Some analysts say the recent frenzy has also been spurred by people rushing in before an expected interest rate hike, which could lead to a collapse in Hong Kong’s property market.

“They [buyers] are concerned that the banks will further tighten up credit,” said Jennifer Wong, tax partner at global accounting firm KPMG in Hong Kong. “This is one of the reasons they don’t mind to pay a little bit more — they can secure the mortgage loan at a low interest.”

Almost everything hangs on when the Fed decides to taper, as a rise in US interest rates would drive up borrowing costs in Hong Kong, where home prices have risen 4 per cent over the past year on ultra-low interest rates, tight supply and abundant liquidity since cooling measures were imposed.

While the picture on the ground looks promising, analysts see property prices undergoing a sharp correction.

Deutsche Bank forecast that Hong Kong home prices could drop up to 50 per cent over the next year, while Barclays said that the market will enter its first real downturn since 1998, with a 30 per cent plunge by 2015.

“The developers created this ‘wow factor’. They managed to draw out some people who wanted to buy and were looking for price cuts,” said Barclays property analyst Paul Louie, citing two recent projects that offered discounts of up to 40 per cent.

“We are just seeing the beginning of the round of price-cutting. There will be more to come,” he said. “The buyers will return to the sidelines and wait for better deals.”

The price difference between new launches and second-hand homes — an indicator of developers’ profitability — dropped to its lowest since 2003 at 12 per cent in the third quarter of 2013, according to real estate company Midland Realty.

Hang Lung Properties and New World Development declined to comment on whether they would continue to offer discounts.

Wong Leung Sing, research director at Centaline Property Agency believed the buyers, rather than the analysts, would be proven correct over the price trend.

“We can’t find the factors that will lead the market to plunge,” Wong said. “Investors are still quite optimistic.”

More than 5,000 small-to-medium units will be released by developers such as Cheung Kong and Sino Land in the first quarter of next year, pushing inventory of new homes to a 10-year high and posting what Wong called “a real test” to mass consumers’ purchasing power.

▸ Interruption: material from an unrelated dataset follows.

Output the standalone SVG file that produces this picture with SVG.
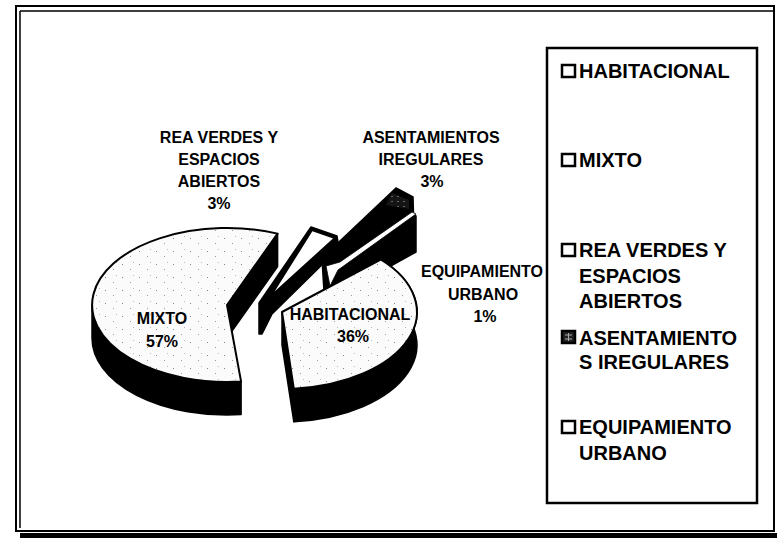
<svg xmlns="http://www.w3.org/2000/svg" width="777" height="541" viewBox="0 0 777 541">
<style>
.lbl{font-family:"Liberation Sans",Arial,sans-serif;font-weight:bold;font-size:16px;fill:#000;text-anchor:middle}
.leg{font-family:"Liberation Sans",Arial,sans-serif;font-weight:bold;font-size:20px;fill:#000}
.face{stroke:#000;stroke-width:2;stroke-linejoin:round}
.side{fill:#000;stroke:#000;stroke-width:1.5;stroke-linejoin:round}
.sq{fill:#fff;stroke:#000;stroke-width:2.5}
</style>
<defs>
<pattern id="stip" width="17" height="13" patternUnits="userSpaceOnUse">
<rect width="17" height="13" fill="#fbfbfb"/>
<rect x="3" y="4" width="1" height="1" fill="#888"/>
<rect x="11" y="9" width="1" height="1" fill="#999"/>
<rect x="14" y="2" width="1" height="1" fill="#bbb"/>
</pattern>
<pattern id="dark" width="6" height="5" patternUnits="userSpaceOnUse">
<rect width="6" height="5" fill="#151515"/>
<rect x="1" y="1" width="2" height="1" fill="#666"/>
</pattern>
</defs>
<rect width="777" height="541" fill="#fff"/>
<g id="frame" fill="none" stroke="#000">
<rect x="16" y="6" width="758" height="525" stroke-width="2"/>
<path d="M20,11 H773 M20,11 V528" stroke-width="1.5"/>
<rect x="20" y="533" width="757" height="5" fill="#000" stroke="none"/>
</g>
<g id="connectors"></g>
<g id="slice-asentamientos">
<path class="side" d="M322,258 L396,188 L413,197 L414,232 L324,292 Z"/>
<path d="M392,193 L409,200 L409,209 L386,205 Z" fill="url(#dark)"/>
</g>
<g id="slice-equipamiento">
<path class="side" d="M326,268 L414,214 L416,216 L416,252 L326,302 Z"/>
<path d="M326,266 L340,262 L412,212 L416,214 L338,270 L330,286 Z" fill="#fff" stroke="#000" stroke-width="0.8"/>
</g>
<g id="slice-rea">
<path class="side" d="M259,303 L311,227 L337,236 L339,248 L272,314 L262,334 L259,334 Z"/>
<path class="face" d="M312,230 L335,238 L270,297 Z" fill="#fff"/>
</g>
<g id="slice-mixto">
<path class="side" d="M241.1,381.6 A135,77 0 0,1 92,305 L92,338 A135,77 0 0,0 241.1,414.6 Z"/>
<path class="side" d="M227,305 L277.6,233.6 L277.6,266.6 L227,338 Z"/>
<path class="face" d="M227,305 L241.1,381.6 A135,77 0 1,1 277.6,233.6 Z" fill="url(#stip)"/>
</g>
<g id="slice-habitacional">
<path class="side" d="M380.7,259.5 A135,77 0 0,1 293.8,388.7 L293.8,421.7 A135,77 0 0,0 380.7,292.5 Z"/>
<path class="side" d="M282,312 L293.8,388.7 L293.8,421.7 L282,345 Z"/>
<path class="face" d="M282,312 L380.7,259.5 A135,77 0 0,1 293.8,388.7 Z" fill="url(#stip)"/>
</g>
<g id="labels">
<text class="lbl" x="219" y="143">REA VERDES Y</text>
<text class="lbl" x="219" y="165">ESPACIOS</text>
<text class="lbl" x="219" y="187">ABIERTOS</text>
<text class="lbl" x="219" y="209">3%</text>
<text class="lbl" x="431" y="143">ASENTAMIENTOS</text>
<text class="lbl" x="431" y="165">IREGULARES</text>
<text class="lbl" x="432" y="187">3%</text>
<text class="lbl" x="482" y="277">EQUIPAMIENTO</text>
<text class="lbl" x="483" y="300">URBANO</text>
<text class="lbl" x="485" y="322">1%</text>
<text class="lbl" x="162" y="324">MIXTO</text>
<text class="lbl" x="162" y="347">57%</text>
<text class="lbl" x="350" y="320">HABITACIONAL</text>
<text class="lbl" x="353" y="342">36%</text>
</g>
<g id="legend">
<rect x="547" y="48" width="210" height="455" fill="none" stroke="#000" stroke-width="2.5"/>
<rect class="sq" x="562" y="65" width="13" height="12"/>
<text class="leg" x="579" y="78">HABITACIONAL</text>
<rect class="sq" x="562" y="154" width="13" height="12"/>
<text class="leg" x="579" y="167">MIXTO</text>
<rect class="sq" x="562" y="244" width="13" height="12"/>
<text class="leg" x="579" y="257">REA VERDES Y</text>
<text class="leg" x="579" y="283">ESPACIOS</text>
<text class="leg" x="579" y="308">ABIERTOS</text>
<rect x="562" y="331" width="13" height="12" fill="#222" stroke="#000" stroke-width="2.5"/>
<path d="M565,335 H572 M565,339 H572 M568.5,333 V341" stroke="#aaa" stroke-width="1"/>
<text class="leg" x="579" y="345">ASENTAMIENTO</text>
<text class="leg" x="579" y="369">S IREGULARES</text>
<rect class="sq" x="562" y="421" width="13" height="12"/>
<text class="leg" x="579" y="434">EQUIPAMIENTO</text>
<text class="leg" x="579" y="460">URBANO</text>
</g>
</svg>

“The day of reckoning will be decided by the middle-class,” Wong said.

Amid forecasts of a collapse in the property market and general gloom over the outlook for home prices, there are still some who say the worst is over.

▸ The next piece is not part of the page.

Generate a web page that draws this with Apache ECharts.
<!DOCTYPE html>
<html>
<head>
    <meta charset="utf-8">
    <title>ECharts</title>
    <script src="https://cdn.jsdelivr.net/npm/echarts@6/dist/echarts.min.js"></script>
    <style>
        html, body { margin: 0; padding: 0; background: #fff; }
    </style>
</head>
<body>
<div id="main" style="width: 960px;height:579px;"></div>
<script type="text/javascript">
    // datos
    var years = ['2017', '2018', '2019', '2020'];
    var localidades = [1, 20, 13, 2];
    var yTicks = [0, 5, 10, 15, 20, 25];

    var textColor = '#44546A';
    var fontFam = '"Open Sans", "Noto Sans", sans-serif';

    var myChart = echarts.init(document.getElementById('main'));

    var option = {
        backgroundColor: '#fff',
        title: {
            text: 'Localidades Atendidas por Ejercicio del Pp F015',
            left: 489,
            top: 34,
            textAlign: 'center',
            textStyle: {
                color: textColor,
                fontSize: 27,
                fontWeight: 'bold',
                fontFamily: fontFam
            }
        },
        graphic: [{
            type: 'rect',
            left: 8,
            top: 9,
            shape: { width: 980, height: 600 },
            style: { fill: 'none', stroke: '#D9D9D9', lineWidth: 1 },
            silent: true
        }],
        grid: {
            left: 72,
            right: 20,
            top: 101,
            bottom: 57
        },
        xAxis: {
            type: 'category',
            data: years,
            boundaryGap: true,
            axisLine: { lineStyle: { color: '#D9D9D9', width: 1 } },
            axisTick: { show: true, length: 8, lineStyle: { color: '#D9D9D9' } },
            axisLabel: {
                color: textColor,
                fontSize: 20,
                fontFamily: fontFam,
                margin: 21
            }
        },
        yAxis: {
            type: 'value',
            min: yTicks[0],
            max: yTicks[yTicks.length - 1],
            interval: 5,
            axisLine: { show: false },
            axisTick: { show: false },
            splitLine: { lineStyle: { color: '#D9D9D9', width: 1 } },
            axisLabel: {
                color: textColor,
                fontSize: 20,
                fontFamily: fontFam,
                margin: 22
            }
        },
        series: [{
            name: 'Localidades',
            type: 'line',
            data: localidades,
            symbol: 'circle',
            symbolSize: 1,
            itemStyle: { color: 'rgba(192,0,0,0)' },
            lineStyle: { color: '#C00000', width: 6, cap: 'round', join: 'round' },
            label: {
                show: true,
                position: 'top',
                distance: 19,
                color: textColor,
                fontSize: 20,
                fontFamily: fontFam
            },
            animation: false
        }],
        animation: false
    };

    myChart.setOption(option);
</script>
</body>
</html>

“The government tightenings just pushed back the timing of the purchase for Chinese buyers,” said Patrick Chau, director of residential sales at property consultant Savills. “You can never suppress the demand from that market.”

Some developers are also upbeat, prompting them to start scaling back some of the incentives previously on offer.

The city’s largest developer Sun Hung Kai Properties raised the price of the high-end project near Kowloon West by up to 10 per cent after a strong market response — it received over 2,000 applications for a re-launch of 60 units.

With the city’s healthy 54 per cent loan-to-value ratio, the absence of an immediate interest rate hike, and strong purchasing power from end-users and investors, Chau expected home prices to rise a further 5 per cent by the second quarter of 2014.

“Here, at the front line of the market, we don’t see the correction that investment banks are talking about.”